Juste après, on trouve quelques peintures d’André Derain, qui témoignent d’un mélange d’influences. Elles présentent en effet des traits à la fois classiques et modernes, comme on peut l’observer dans son portrait de Domenica.

Un couloir vous mène à la dernière section du musée. Celui-ci présente les œuvres de Maurice Utrillo avant que vous ne découvriez celles de Chaïm Soutine, deux peintres torturés aux styles très différents. Utrillo est le peintre de Montmartre. Il choisit toujours des sujets plutôt banals auquel il introduit une certaine poésie. Il s’agit d’une peinture plutôt douce. Ici, on peut voir qu’il a représenté la petite église de Saint-Pierre plutôt que le Sacré Cœur.

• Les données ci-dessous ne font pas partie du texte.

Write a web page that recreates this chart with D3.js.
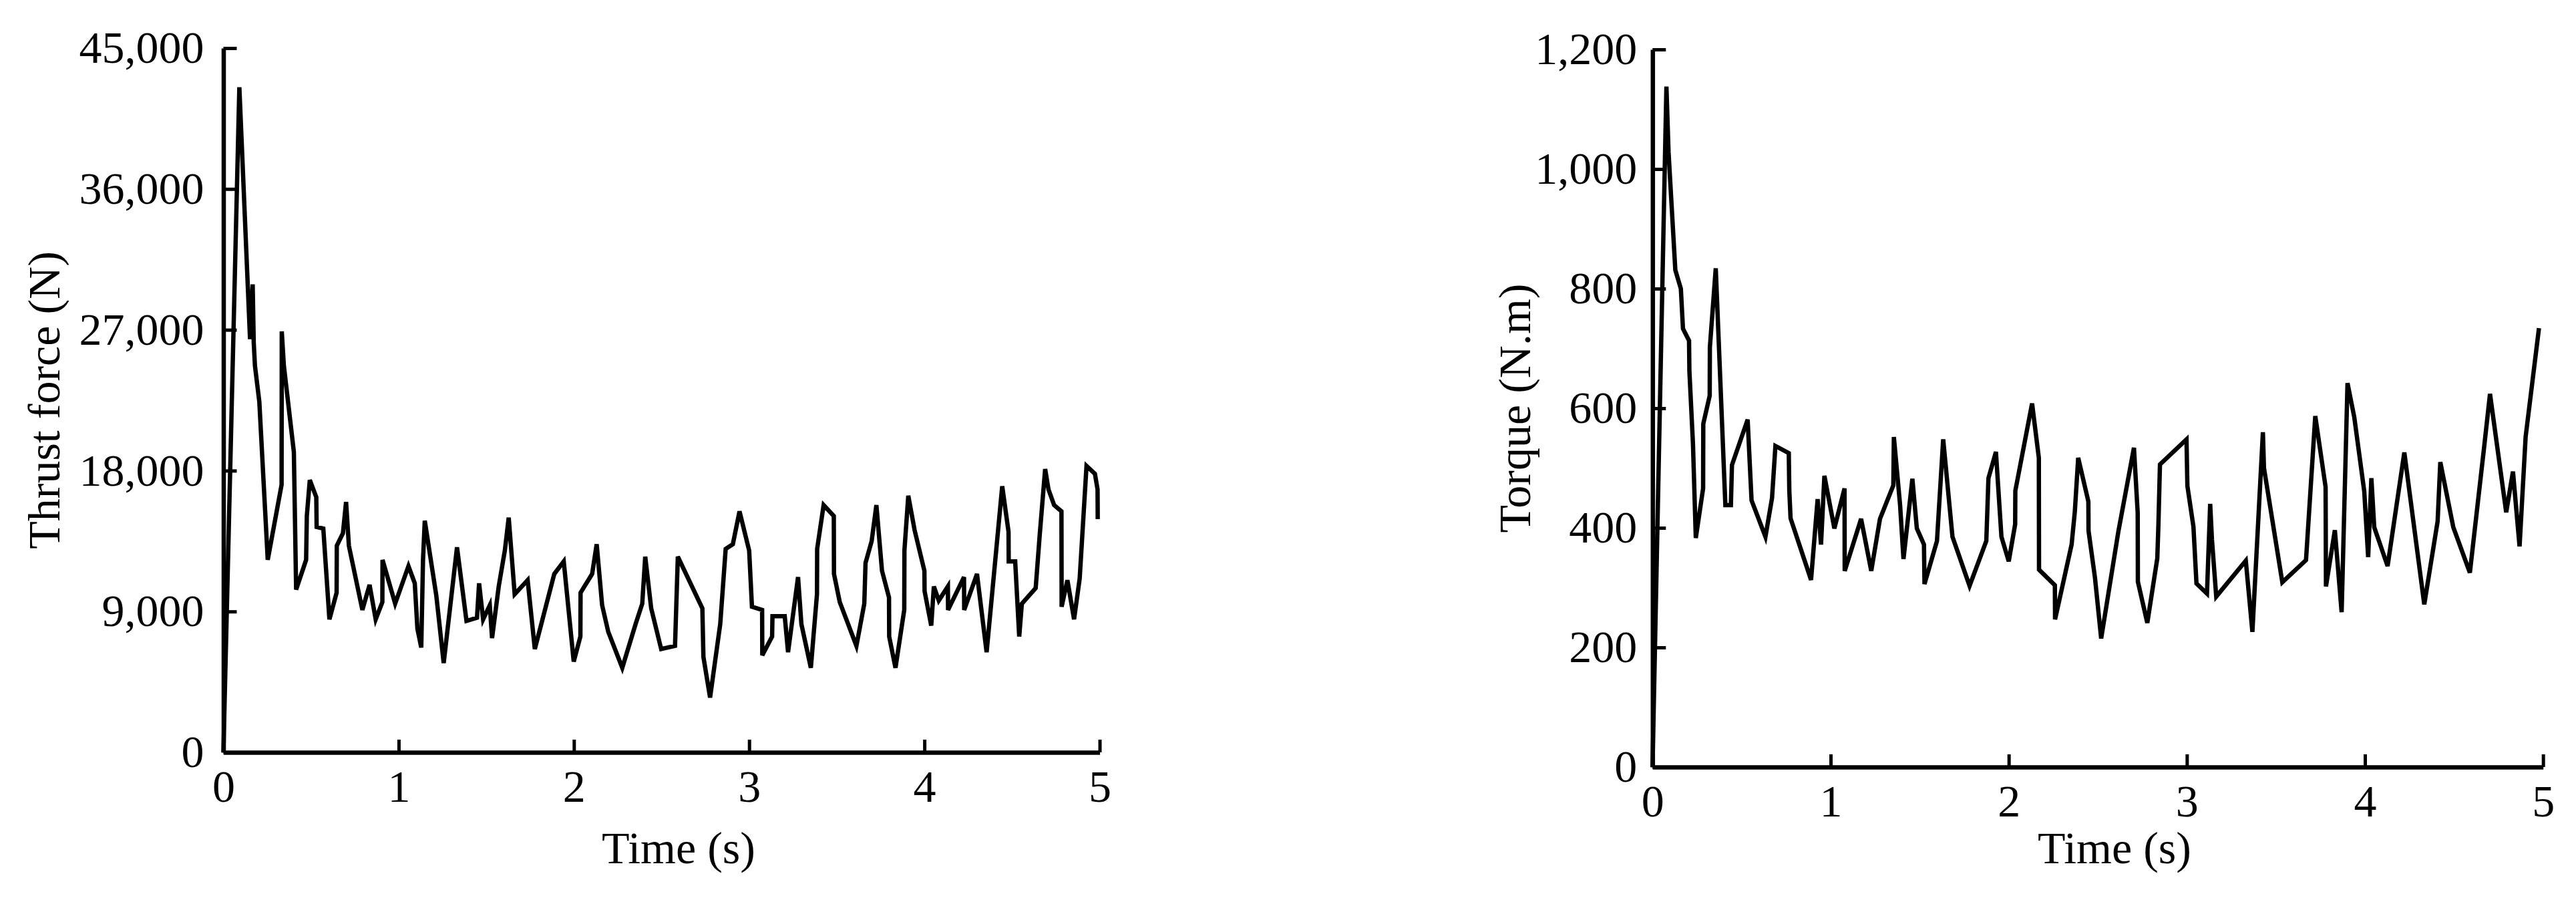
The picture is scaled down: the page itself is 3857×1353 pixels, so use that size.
<!DOCTYPE html>
<html>
<head>
<meta charset="utf-8">
<script src="https://d3js.org/d3.v7.min.js"></script>
<style>
  body { margin: 0; background: #fff; }
  svg text { font-family: "Liberation Serif", "Times New Roman", serif; fill: #000; }
</style>
</head>
<body>
<svg id="chart"></svg>
<script>
var timeTicks = [0, 1, 2, 3, 4, 5];
var thrustTicks = [0, 9000, 18000, 27000, 36000, 45000];
var torqueTicks = [0, 200, 400, 600, 800, 1000, 1200];

var thrustTime = [0, 0.091, 0.152, 0.167, 0.173, 0.180, 0.205, 0.253, 0.332, 0.333, 0.345, 0.402, 0.415, 0.472, 0.476, 0.493, 0.530, 0.532,
  0.570, 0.605, 0.646, 0.647, 0.682, 0.700, 0.716, 0.793, 0.834, 0.869, 0.907, 0.908, 0.980, 1.056, 1.092, 1.107, 1.129, 1.139, 1.149,
  1.215, 1.257, 1.333, 1.387, 1.447, 1.459, 1.482, 1.520, 1.533, 1.571, 1.606, 1.628, 1.662, 1.736, 1.777, 1.888, 1.942, 1.999, 2.037,
  2.038, 2.104, 2.130, 2.161, 2.196, 2.276, 2.352, 2.390, 2.407, 2.441, 2.498, 2.577, 2.593, 2.733, 2.739, 2.777, 2.835, 2.866, 2.907,
  2.945, 3.000, 3.016, 3.074, 3.075, 3.131, 3.133, 3.203, 3.222, 3.279, 3.298, 3.352, 3.387, 3.388, 3.425, 3.483, 3.484, 3.517, 3.612,
  3.657, 3.664, 3.699, 3.726, 3.758, 3.798, 3.799, 3.835, 3.885, 3.886, 3.908, 3.944, 4.000, 4.001, 4.039, 4.054, 4.082, 4.134, 4.135,
  4.226, 4.227, 4.300, 4.355, 4.444, 4.480, 4.481, 4.518, 4.541, 4.556, 4.635, 4.658, 4.689, 4.708, 4.740, 4.782, 4.783, 4.816, 4.854,
  4.886, 4.925, 4.973, 4.988, 4.989];
var thrustForce = [0, 42500, 26400, 29900, 26200, 24700, 22400, 12300, 17100, 26900, 24700, 19200, 10400, 12300, 15100, 17400, 16300, 14400,
  14300, 8500, 10200, 13200, 14000, 16000, 13200, 9100, 10700, 8500, 9600, 12300, 9500, 11900, 10800, 7900, 6700, 12300, 14800,
  10000, 5700, 13100, 8400, 8600, 10800, 8500, 9400, 7300, 10600, 12900, 15000, 10100, 11000, 6600, 11400, 12200, 5800, 7400,
  10200, 11400, 13300, 9400, 7700, 5400, 8200, 9500, 12500, 9200, 6600, 6800, 12500, 9200, 6100, 3500, 8200, 13000, 13300,
  15400, 12900, 9300, 9100, 6200, 7400, 8700, 8700, 6400, 11200, 8200, 5400, 10100, 13000, 15800, 15100, 11400, 9600, 6800,
  9500, 12100, 13500, 15800, 11600, 9900, 7400, 5400, 9100, 12900, 16400, 14200, 11600, 10300, 8100, 10600, 9700, 10600, 9100,
  11200, 9100, 11400, 6400, 17000, 14100, 12200, 12200, 7400, 9500, 10500, 13900, 18100, 16800, 15800, 15400, 9300, 11000, 8500,
  11100, 18300, 17800, 16800, 14900];

var torqueTime = [0, 0.078, 0.090, 0.128, 0.159, 0.171, 0.205, 0.207, 0.227, 0.243, 0.284, 0.285, 0.321, 0.322, 0.355, 0.409, 0.440, 0.446,
  0.534, 0.556, 0.634, 0.671, 0.690, 0.765, 0.768, 0.775, 0.890, 0.927, 0.946, 0.965, 1.021, 1.078, 1.079, 1.171, 1.228, 1.277, 1.352,
  1.355, 1.390, 1.409, 1.459, 1.484, 1.524, 1.527, 1.597, 1.632, 1.684, 1.780, 1.874, 1.886, 1.928, 1.959, 2.000, 2.036, 2.037, 2.131,
  2.169, 2.170, 2.259, 2.260, 2.353, 2.371, 2.390, 2.447, 2.448, 2.484, 2.519, 2.615, 2.703, 2.724, 2.725, 2.778, 2.834, 2.840, 2.849,
  2.998, 3.003, 3.037, 3.054, 3.113, 3.131, 3.141, 3.165, 3.331, 3.368, 3.427, 3.433, 3.536, 3.669, 3.721, 3.779, 3.781, 3.831, 3.869,
  3.902, 3.940, 3.996, 4.018, 4.036, 4.052, 4.127, 4.221, 4.333, 4.408, 4.423, 4.496, 4.589, 4.671, 4.702, 4.793, 4.831, 4.868, 4.902,
  4.977];
var torqueValue = [0, 1138, 1028, 831, 800, 733, 713, 662, 541, 383, 466, 574, 621, 702, 834, 438, 438, 505,
  581, 446, 385, 450, 537, 525, 462, 416, 313, 448, 372, 487, 399, 466, 328, 415, 328, 415, 471,
  552, 438, 348, 482, 399, 372, 306, 378, 548, 385, 303, 378, 483, 527, 385, 344, 406, 462, 608,
  517, 330, 304, 247, 372, 427, 517, 444, 395, 317, 215, 393, 534, 425, 310, 241, 349, 402, 506,
  548, 470, 402, 307, 290, 440, 380, 285, 345, 226, 560, 500, 309, 346, 587, 468, 302, 396, 259,
  642, 585, 461, 351, 483, 401, 336, 526, 272, 411, 510, 401, 325, 540, 624, 426, 494, 369, 552,
  734];

var width = 3857, height = 1353;
var svg = d3.select("#chart").attr("width", width).attr("height", height);
svg.append("rect").attr("width", width).attr("height", height).attr("fill", "#fff");

function drawPanel(cfg) {
  var x = d3.scaleLinear().domain([0, 5]).range(cfg.xRange);
  var y = d3.scaleLinear().domain(cfg.yDomain).range(cfg.yRange);

  var line = d3.line()
    .x(function(d) { return x(d[0]); })
    .y(function(d) { return y(d[1]); });

  var pts = cfg.times.map(function(t, i) { return [t, cfg.values[i]]; });

  svg.append("path")
    .datum(pts)
    .attr("fill", "none")
    .attr("stroke", "#000")
    .attr("stroke-width", 6.5)
    .attr("stroke-linejoin", "miter")
    .attr("d", line);

  var xAxis = svg.append("g")
    .attr("transform", "translate(0," + cfg.yRange[0] + ")")
    .call(d3.axisBottom(x).tickValues(timeTicks).tickFormat(d3.format("d"))
      .tickSizeInner(-19).tickSizeOuter(0).tickPadding(26));

  var yAxis = svg.append("g")
    .attr("transform", "translate(" + cfg.xRange[0] + ",0)")
    .call(d3.axisLeft(y).tickValues(cfg.ticks).tickFormat(d3.format(","))
      .tickSizeInner(-20).tickSizeOuter(0).tickPadding(cfg.pad));

  [xAxis, yAxis].forEach(function(g) {
    g.select(".domain").attr("stroke", "#000").attr("stroke-width", 6.5);
    g.selectAll(".tick line").attr("stroke", "#000").attr("stroke-width", 5);
    g.selectAll(".tick text")
      .attr("fill", "#000")
      .style("font-family", "'Liberation Serif', serif")
      .style("font-size", "68px");
  });

  svg.append("text")
    .attr("x", cfg.xLabelX)
    .attr("y", 1292)
    .attr("text-anchor", "middle")
    .style("font-size", "68px")
    .text("Time (s)");

  svg.append("text")
    .attr("transform", "translate(" + cfg.yLabelX + "," + ((cfg.yRange[0] + cfg.yRange[1]) / 2) + ") rotate(-90)")
    .attr("text-anchor", "middle")
    .style("font-size", "68px")
    .text(cfg.yLabel);
}

drawPanel({
  times: thrustTime, values: thrustForce, ticks: thrustTicks,
  xRange: [334.5, 1646.5], yDomain: [0, 45000], yRange: [1126, 72],
  pad: 29, xLabelX: 1016, yLabelX: 89, yLabel: "Thrust force (N)"
});

drawPanel({
  times: torqueTime, values: torqueValue, ticks: torqueTicks,
  xRange: [2474.3, 3807.7], yDomain: [0, 1200], yRange: [1148, 74],
  pad: 23, xLabelX: 3166, yLabelX: 2291, yLabel: "Torque (N.m)"
});
</script>
</body>
</html>
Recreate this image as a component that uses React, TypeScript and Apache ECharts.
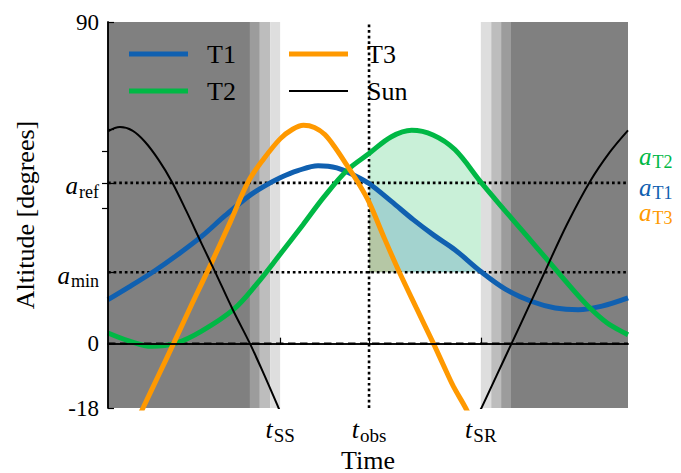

Dans la dernière salle, on découvre une série de peintures de Soutine. Des natures mortes, des paysages et des portraits sont répartis sur les quatre murs. Sa peinture est viscérale, tourmentée : ses touches de couleurs sont sinueuses, vives et désordonnées. Les personnages sont déformés ce qui leur confère une dimension tragique.